The “No Limits” Mentoring Mission, a charitable outreach program dedicated to helping disabled people achieve career goals, recently announced its latest “No Limits” Award Nomination — sought-after author and speaker, Mark Carlson.
For Carlson, 52, becoming legally blind didn’t happen overnight, but over the course of many years as Retinitis pigmentosa (RP), an inherited, degenerative eye disease that afflicted both his father and brother, finally left him jobless and facing an uncertain future in the fall of 1998.
As a successful graphic artist, he enjoyed a solid reputation for his extremely precise work and creativity; however, the continued loss of vision was becoming increasingly difficult to hide.
“My boss could overlook me walking into furniture and walls every now and then, but I couldn’t cover up the fact that I was simply making too many mistakes…and he reluctantly let me go,” said Carlson.
“I guess you could say I was up ‘denial river’ without a paddle,” he said half-jokingly. “Since it was clear I could no longer work in my chosen career, I was literally forced to seek help from others for the first time in my life.”
A friend told Carlson about the California Department of Rehabilitation (DOR) and its educational and vocational assistance programs for disabled Americans. “With the help of a very caring counselor named Karen Gamble, I was able to attend the Davidson Program for Independence (DPI) in L.A. where I learned Braille, the latest assistive computer technologies, independent living techniques and even how to use a cane properly in a variety of environments,” said Carlson.
Even though Carlson was now up and running with the latest innovations for the visually impaired, he was still out of a job. He was determined that would change.
“As luck would have it, a woman was demonstrating the latest closed-circuit television (CCTV) system for me one day, and I was so enthusiastic about how I could use the system to help not only myself but others that she offered me a job selling the devices,” said Carlson.
After his very first presentation at a small agency for the disabled called The Access Center of San Diego, Carlson was offered a full-time job as an assistive technology specialist. “I guess they enjoyed my talk so much they offered me a job on the spot,” he said. “My sales career was quickly over, but a bright, new chapter in my life had begun.”
For the next seven years, Carlson’s job was to help disabled people become more independent through various technologies. He participated in countless outreach programs where his newly found public speaking skills were put to good use. “It was one of the most satisfying jobs because I knew I was making a difference in people’s lives,” he said.
During the first few weeks on the job, Carlson was also granted time off to get a guide dog, which was fully paid for through Guide Dogs for the Blind in San Rafael, California. “Otherwise, I could never have afforded the $50,000 price tag that would have come with such a highly trained dog,” Carlson added.
The dog’s name was Musket, a handsome yellow Labrador that became his “new eyes,” and the two have been inseparable ever since. In fact, he’s even published a book about Musket, much of it from the dog’s perspective called, Confessions of a Guide Dog – The Blonde Leading the Blind. The heart-warming and well-received book details how Musket changed and probably saved Carlson’s life on more than one occasion. It also educates the reader about the challenges of being disabled in today’s world, how assistance dogs make such incredible differences and what programs and resources are available to help the visually impaired.
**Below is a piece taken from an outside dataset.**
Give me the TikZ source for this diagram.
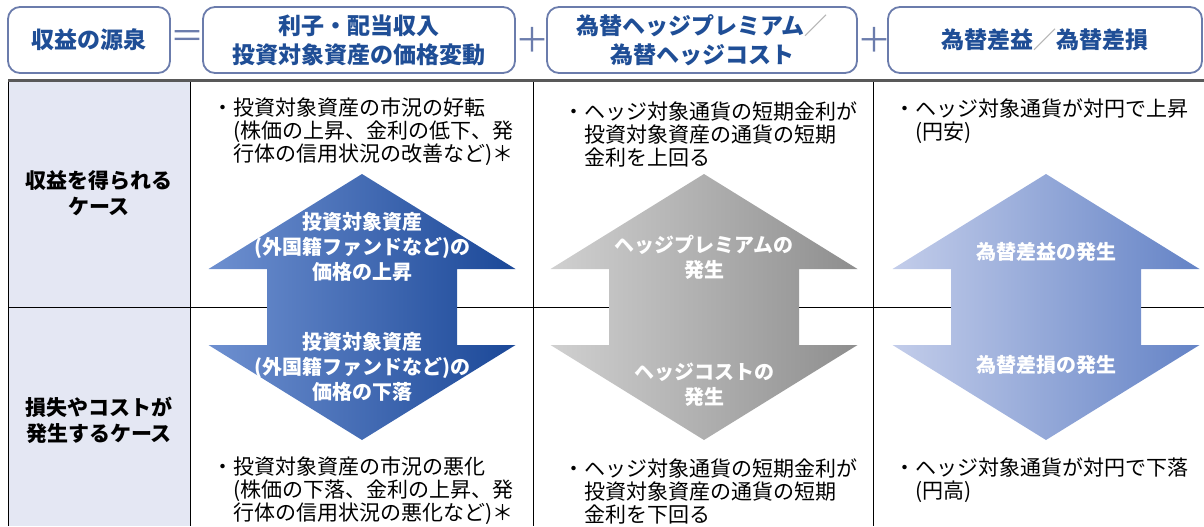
\documentclass[tikz,border=0pt]{standalone}
\usepackage{fontspec}
\setmainfont{Noto Sans CJK JP}
\definecolor{hdrblue}{HTML}{1F4E96}
\definecolor{hdrline}{HTML}{6B7CAC}
\definecolor{leftbg}{HTML}{E4E7F3}
\begin{document}
\begin{tikzpicture}[x=0.5pt, y=-0.5pt,
    hdr/.style = {draw=hdrline, line width=0.9pt, rounded corners=6pt, fill=white, minimum height=33pt, inner sep=0pt,
                  text=hdrblue, align=center, font=\fontsize{11.5}{14.5}\selectfont\bfseries},
    op/.style = {text=hdrline, inner sep=0pt, font=\fontsize{17}{17}\selectfont},
    note/.style = {anchor=west, align=left, inner sep=0pt, font=\fontsize{10.5}{11.5}\selectfont},
    case/.style = {align=center, inner sep=0pt, font=\fontsize{10.5}{13}\selectfont\bfseries},
    arr/.style = {text=white, align=center, inner sep=0pt, font=\fontsize{10}{12.5}\selectfont\bfseries}]
    \useasboundingbox (0,0) rectangle (1204,526);
    \fill[leftbg] (8,80) rectangle (190,526);
    \draw (8,307) -- (1204,307);
    \foreach \x in {8,190,533,873} \draw (\x,80) -- (\x,526);
    \draw[line width=1.5pt, black!65] (8,80) -- (1204,80);
    \foreach \cx/\lc/\mc/\rc in {362/{rgb,255:red,110;green,144;blue,208}/{rgb,255:red,62;green,104;blue,182}/{rgb,255:red,27;green,72;blue,152},
                                 704/{rgb,255:red,208;green,208;blue,208}/{rgb,255:red,166;green,166;blue,166}/{rgb,255:red,142;green,142;blue,142},
                                 1046/{rgb,255:red,195;green,205;blue,234}/{rgb,255:red,154;green,174;blue,219}/{rgb,255:red,100;green,131;blue,198}}
        \path[left color=\lc, middle color=\mc, right color=\rc] (\cx,174) -- ++(153.5,95) -- ++(-58.5,0) -- ++(0,76) -- ++(58.5,0)
            -- (\cx,440) -- ++(-153.5,-95) -- ++(58.5,0) -- ++(0,-76) -- ++(-58.5,0) -- cycle;
    \node[hdr, minimum width=81pt] (src) at (89,40) {収益の源泉};
    \node[hdr, minimum width=156pt] (inc) at (359,40) {利子・配当収入\\投資対象資産の価格変動};
    \node[hdr, minimum width=155pt] (hedge) at (702,40) {為替ヘッジプレミアム{\color{black!30}／}\\為替ヘッジコスト};
    \node[hdr, minimum width=157pt] (fx) at (1045,40) {為替差益{\color{black!30}／}為替差損};
    \node[op] (eq) at (187,40) {＝};
    \node[op] (plusA) at (532,40) {＋};
    \node[op] (plusB) at (874,40) {＋};
    \node[case] (gain) at (99,193) {収益を得られる\\ケース};
    \node[case] (loss) at (99,420) {損失やコストが\\発生するケース};
    \node[note] (incGain) at (233,132) {\llap{・}投資対象資産の市況の好転\\(株価の上昇、金利の低下、発\\行体の信用状況の改善など)＊};
    \node[note] (hedgeGain) at (584,134) {\llap{・}ヘッジ対象通貨の短期金利が\\投資対象資産の通貨の短期\\金利を上回る};
    \node[note] (fxGain) at (915,121) {\llap{・}ヘッジ対象通貨が対円で上昇\\(円安)};
    \node[note] (incLoss) at (233,491) {\llap{・}投資対象資産の市況の悪化\\(株価の下落、金利の上昇、発\\行体の信用状況の悪化など)＊};
    \node[note] (hedgeLoss) at (584,491) {\llap{・}ヘッジ対象通貨の短期金利が\\投資対象資産の通貨の短期\\金利を下回る};
    \node[note] (fxLoss) at (915,480) {\llap{・}ヘッジ対象通貨が対円で下落\\(円高)};
    \node[arr] (incUp) at (362,247) {投資対象資産\\(外国籍ファンドなど)の\\価格の上昇};
    \node[arr] (incDown) at (362,367) {投資対象資産\\(外国籍ファンドなど)の\\価格の下落};
    \node[arr] (hedgeUp) at (704,257) {ヘッジプレミアムの\\発生};
    \node[arr] (hedgeDown) at (704,385) {ヘッジコストの\\発生};
    \node[arr] (fxUp) at (1046,252) {為替差益の発生};
    \node[arr] (fxDown) at (1046,365) {為替差損の発生};
\end{tikzpicture}
\end{document}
The pair has made countless presentations at schools and other organizations, where Musket is always the star attraction. “He usually just sleeps through my presentations since he’s heard the same lines so many times,” Carlson laughed. “But it has allowed me to help educate kids and adults that disabled people aren’t looking for pity, just respect and an opportunity to reach their goals just like anybody else.”
And speaking of respect, he says you don’t always get a lot of that as a blind person.